## DATA BLOCK
============================================================
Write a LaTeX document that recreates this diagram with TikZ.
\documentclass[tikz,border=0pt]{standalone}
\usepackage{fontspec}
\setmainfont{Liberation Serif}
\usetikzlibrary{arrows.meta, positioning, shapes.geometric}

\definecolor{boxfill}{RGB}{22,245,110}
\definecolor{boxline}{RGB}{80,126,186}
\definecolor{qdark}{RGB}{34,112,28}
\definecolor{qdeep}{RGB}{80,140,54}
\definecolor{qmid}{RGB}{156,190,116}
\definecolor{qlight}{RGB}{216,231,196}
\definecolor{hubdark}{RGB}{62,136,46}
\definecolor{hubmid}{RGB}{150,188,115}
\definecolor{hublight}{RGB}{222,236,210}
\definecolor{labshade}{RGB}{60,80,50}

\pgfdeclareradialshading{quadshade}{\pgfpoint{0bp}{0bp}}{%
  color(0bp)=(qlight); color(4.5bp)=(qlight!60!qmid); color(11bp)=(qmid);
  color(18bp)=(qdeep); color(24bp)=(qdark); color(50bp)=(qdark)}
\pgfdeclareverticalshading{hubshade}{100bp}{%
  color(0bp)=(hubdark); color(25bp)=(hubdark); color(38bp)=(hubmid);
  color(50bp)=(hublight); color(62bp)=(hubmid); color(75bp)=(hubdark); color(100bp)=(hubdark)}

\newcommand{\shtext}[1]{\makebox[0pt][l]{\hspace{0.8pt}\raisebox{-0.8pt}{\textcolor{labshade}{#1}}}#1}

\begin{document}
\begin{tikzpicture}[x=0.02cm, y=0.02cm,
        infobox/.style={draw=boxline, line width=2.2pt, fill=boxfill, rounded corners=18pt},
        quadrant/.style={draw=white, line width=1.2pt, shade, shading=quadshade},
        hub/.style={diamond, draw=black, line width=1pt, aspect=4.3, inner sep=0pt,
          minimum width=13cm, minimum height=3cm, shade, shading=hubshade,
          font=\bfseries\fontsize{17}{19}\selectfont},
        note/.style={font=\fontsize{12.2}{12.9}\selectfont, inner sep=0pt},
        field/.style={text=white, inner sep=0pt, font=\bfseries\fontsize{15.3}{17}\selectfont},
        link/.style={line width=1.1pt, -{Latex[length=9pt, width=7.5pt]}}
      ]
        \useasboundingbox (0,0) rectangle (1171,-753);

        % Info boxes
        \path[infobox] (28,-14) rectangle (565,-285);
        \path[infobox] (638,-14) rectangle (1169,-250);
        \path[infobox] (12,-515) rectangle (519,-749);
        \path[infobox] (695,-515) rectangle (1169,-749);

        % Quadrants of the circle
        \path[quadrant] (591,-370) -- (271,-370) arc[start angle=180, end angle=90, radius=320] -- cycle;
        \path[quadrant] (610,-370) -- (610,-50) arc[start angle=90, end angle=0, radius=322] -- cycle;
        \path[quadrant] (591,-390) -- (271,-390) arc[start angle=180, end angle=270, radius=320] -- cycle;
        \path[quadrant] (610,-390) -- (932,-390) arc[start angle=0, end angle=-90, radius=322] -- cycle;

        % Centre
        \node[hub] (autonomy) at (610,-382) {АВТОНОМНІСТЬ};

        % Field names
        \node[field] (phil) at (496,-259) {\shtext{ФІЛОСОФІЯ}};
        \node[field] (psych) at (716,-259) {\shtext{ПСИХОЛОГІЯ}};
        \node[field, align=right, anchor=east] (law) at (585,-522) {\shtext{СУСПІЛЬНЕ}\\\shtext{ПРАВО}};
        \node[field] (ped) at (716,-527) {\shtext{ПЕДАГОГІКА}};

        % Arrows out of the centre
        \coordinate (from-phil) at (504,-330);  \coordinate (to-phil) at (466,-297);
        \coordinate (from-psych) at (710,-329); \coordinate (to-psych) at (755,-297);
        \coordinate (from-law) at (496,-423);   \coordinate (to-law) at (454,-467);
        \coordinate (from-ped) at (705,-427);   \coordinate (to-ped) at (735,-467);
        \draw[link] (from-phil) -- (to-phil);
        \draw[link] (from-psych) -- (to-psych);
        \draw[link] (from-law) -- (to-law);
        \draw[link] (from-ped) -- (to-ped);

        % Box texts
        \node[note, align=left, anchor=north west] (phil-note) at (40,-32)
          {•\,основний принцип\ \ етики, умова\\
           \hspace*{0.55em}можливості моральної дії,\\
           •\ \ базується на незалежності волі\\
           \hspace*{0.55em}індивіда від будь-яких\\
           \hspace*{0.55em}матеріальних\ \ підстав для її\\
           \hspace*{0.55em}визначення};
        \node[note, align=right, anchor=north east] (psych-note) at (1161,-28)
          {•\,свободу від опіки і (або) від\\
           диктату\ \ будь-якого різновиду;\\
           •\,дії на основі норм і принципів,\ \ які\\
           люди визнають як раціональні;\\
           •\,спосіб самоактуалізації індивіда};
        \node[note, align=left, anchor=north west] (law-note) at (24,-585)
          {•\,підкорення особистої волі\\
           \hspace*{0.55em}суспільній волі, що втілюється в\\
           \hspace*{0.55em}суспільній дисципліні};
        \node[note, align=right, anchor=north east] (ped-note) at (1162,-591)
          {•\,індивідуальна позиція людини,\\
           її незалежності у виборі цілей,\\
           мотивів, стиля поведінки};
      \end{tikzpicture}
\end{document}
============================================================
## WHAT NEEDS TO BE DONE
Using the data above, reproduce every line exactly.

## FINAL ANSWER
Write a LaTeX document that recreates this diagram with TikZ.
\documentclass[tikz,border=0pt]{standalone}
\usepackage{fontspec}
\setmainfont{Liberation Serif}
\usetikzlibrary{arrows.meta, positioning, shapes.geometric}

\definecolor{boxfill}{RGB}{22,245,110}
\definecolor{boxline}{RGB}{80,126,186}
\definecolor{qdark}{RGB}{34,112,28}
\definecolor{qdeep}{RGB}{80,140,54}
\definecolor{qmid}{RGB}{156,190,116}
\definecolor{qlight}{RGB}{216,231,196}
\definecolor{hubdark}{RGB}{62,136,46}
\definecolor{hubmid}{RGB}{150,188,115}
\definecolor{hublight}{RGB}{222,236,210}
\definecolor{labshade}{RGB}{60,80,50}

\pgfdeclareradialshading{quadshade}{\pgfpoint{0bp}{0bp}}{%
  color(0bp)=(qlight); color(4.5bp)=(qlight!60!qmid); color(11bp)=(qmid);
  color(18bp)=(qdeep); color(24bp)=(qdark); color(50bp)=(qdark)}
\pgfdeclareverticalshading{hubshade}{100bp}{%
  color(0bp)=(hubdark); color(25bp)=(hubdark); color(38bp)=(hubmid);
  color(50bp)=(hublight); color(62bp)=(hubmid); color(75bp)=(hubdark); color(100bp)=(hubdark)}

\newcommand{\shtext}[1]{\makebox[0pt][l]{\hspace{0.8pt}\raisebox{-0.8pt}{\textcolor{labshade}{#1}}}#1}

\begin{document}
\begin{tikzpicture}[x=0.02cm, y=0.02cm,
        infobox/.style={draw=boxline, line width=2.2pt, fill=boxfill, rounded corners=18pt},
        quadrant/.style={draw=white, line width=1.2pt, shade, shading=quadshade},
        hub/.style={diamond, draw=black, line width=1pt, aspect=4.3, inner sep=0pt,
          minimum width=13cm, minimum height=3cm, shade, shading=hubshade,
          font=\bfseries\fontsize{17}{19}\selectfont},
        note/.style={font=\fontsize{12.2}{12.9}\selectfont, inner sep=0pt},
        field/.style={text=white, inner sep=0pt, font=\bfseries\fontsize{15.3}{17}\selectfont},
        link/.style={line width=1.1pt, -{Latex[length=9pt, width=7.5pt]}}
      ]
        \useasboundingbox (0,0) rectangle (1171,-753);

        % Info boxes
        \path[infobox] (28,-14) rectangle (565,-285);
        \path[infobox] (638,-14) rectangle (1169,-250);
        \path[infobox] (12,-515) rectangle (519,-749);
        \path[infobox] (695,-515) rectangle (1169,-749);

        % Quadrants of the circle
        \path[quadrant] (591,-370) -- (271,-370) arc[start angle=180, end angle=90, radius=320] -- cycle;
        \path[quadrant] (610,-370) -- (610,-50) arc[start angle=90, end angle=0, radius=322] -- cycle;
        \path[quadrant] (591,-390) -- (271,-390) arc[start angle=180, end angle=270, radius=320] -- cycle;
        \path[quadrant] (610,-390) -- (932,-390) arc[start angle=0, end angle=-90, radius=322] -- cycle;

        % Centre
        \node[hub] (autonomy) at (610,-382) {АВТОНОМНІСТЬ};

        % Field names
        \node[field] (phil) at (496,-259) {\shtext{ФІЛОСОФІЯ}};
        \node[field] (psych) at (716,-259) {\shtext{ПСИХОЛОГІЯ}};
        \node[field, align=right, anchor=east] (law) at (585,-522) {\shtext{СУСПІЛЬНЕ}\\\shtext{ПРАВО}};
        \node[field] (ped) at (716,-527) {\shtext{ПЕДАГОГІКА}};

        % Arrows out of the centre
        \coordinate (from-phil) at (504,-330);  \coordinate (to-phil) at (466,-297);
        \coordinate (from-psych) at (710,-329); \coordinate (to-psych) at (755,-297);
        \coordinate (from-law) at (496,-423);   \coordinate (to-law) at (454,-467);
        \coordinate (from-ped) at (705,-427);   \coordinate (to-ped) at (735,-467);
        \draw[link] (from-phil) -- (to-phil);
        \draw[link] (from-psych) -- (to-psych);
        \draw[link] (from-law) -- (to-law);
        \draw[link] (from-ped) -- (to-ped);

        % Box texts
        \node[note, align=left, anchor=north west] (phil-note) at (40,-32)
          {•\,основний принцип\ \ етики, умова\\
           \hspace*{0.55em}можливості моральної дії,\\
           •\ \ базується на незалежності волі\\
           \hspace*{0.55em}індивіда від будь-яких\\
           \hspace*{0.55em}матеріальних\ \ підстав для її\\
           \hspace*{0.55em}визначення};
        \node[note, align=right, anchor=north east] (psych-note) at (1161,-28)
          {•\,свободу від опіки і (або) від\\
           диктату\ \ будь-якого різновиду;\\
           •\,дії на основі норм і принципів,\ \ які\\
           люди визнають як раціональні;\\
           •\,спосіб самоактуалізації індивіда};
        \node[note, align=left, anchor=north west] (law-note) at (24,-585)
          {•\,підкорення особистої волі\\
           \hspace*{0.55em}суспільній волі, що втілюється в\\
           \hspace*{0.55em}суспільній дисципліні};
        \node[note, align=right, anchor=north east] (ped-note) at (1162,-591)
          {•\,індивідуальна позиція людини,\\
           її незалежності у виборі цілей,\\
           мотивів, стиля поведінки};
      \end{tikzpicture}
\end{document}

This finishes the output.